The Festival has been conceived through artist commissions as well as mentorships of young people who live locally, via the Real-To-Reel Filmmaking Workshops and Mentorships. Students from Mount Victoria Primary School and Katoomba High School, working with artist Sean O’Keeffe, have produced Punarjanman, an original music video responding to the collective trauma of recent events with a celebration of resilience, hope and strength. The six inaugural trainees of Hotel Etico @ Mount Victoria Manor have worked with artist Cinzia Cremona to create the seven-channel video installation Under My Hat, a collaborative portrait uncovering shared personal interests.
Featuring artworks ranging from the newly commissioned to the historic, the festival takes place at venues built in the 19th century, reactivated now as spaces for contemporary art, on unceded land which has been in the traditional custodianship of the Dharug and Gundungurra peoples for tens of thousands of years. Moving image works are by their very nature time-based, and layered considerations of the relationship between time and place are central to Lumière. Fiona Davies undertakes intimate investigations of the liminal spaces of life and death, while Tom Loveday has a surreal take on the way humans adapt to a changing climate; Eloise Maree explores the ways photography and landscape function in the recording of memory and place, and Kenneth Lambert presents a visual and sonic distillation of a sci-fi cinemascape.

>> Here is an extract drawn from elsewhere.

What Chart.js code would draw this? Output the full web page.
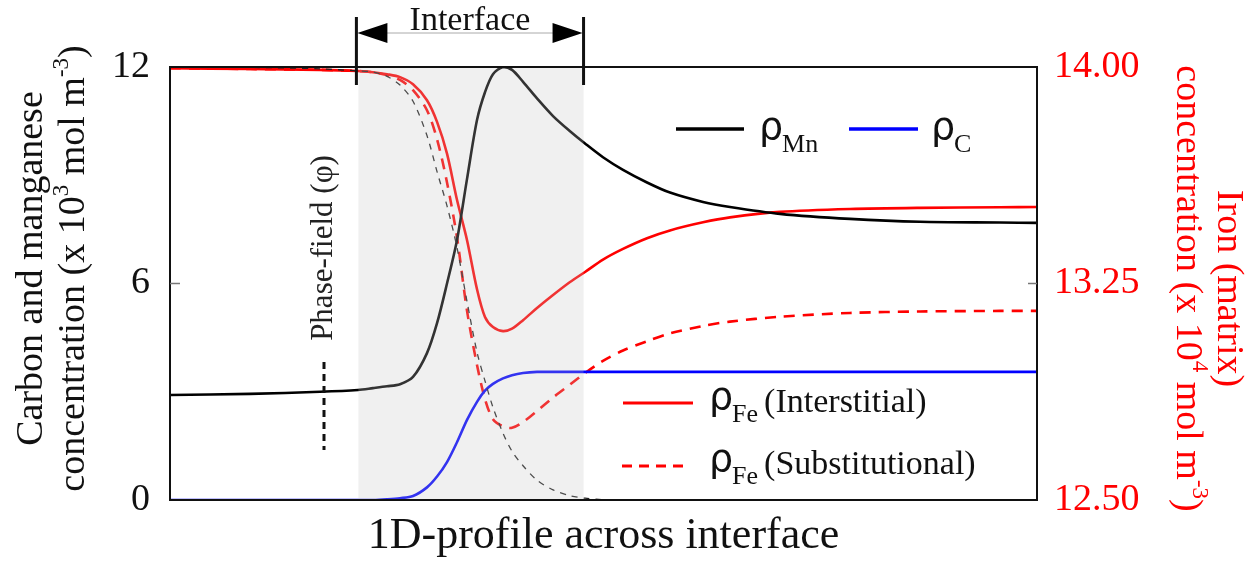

Inside the Pop-Up Horsebox Cinema, the animation Slices of Time: Eadweard Muybridge’s Cinematic Legacy, tells the story of the American photographer Eadweard Muybridge, whose pioneering photographic studies of motion, notably that of a galloping horse, ultimately led to the development of cinema. As Muybridge’s investigations attest, it is light emerging through darkness that brings a moving image to life. The works in Lumière draw this idea into focus in a multitude of ways, from Enrico Scotece’s sensory exploration of light and place, to the lighthouse in Yvette Hamilton’s video installation Hyper-radial, to the digital glitches of Naomi Oliver’s Viridescent shop window display, to the light that illuminates found, damaged 35mm slides in Beata Geyer’s Unformed.
Mount Victoria finds itself on a threshold after a series of difficult events, and Lumière is a hopeful vessel to carry the community into a rejuvenated state, to see their village in a new light.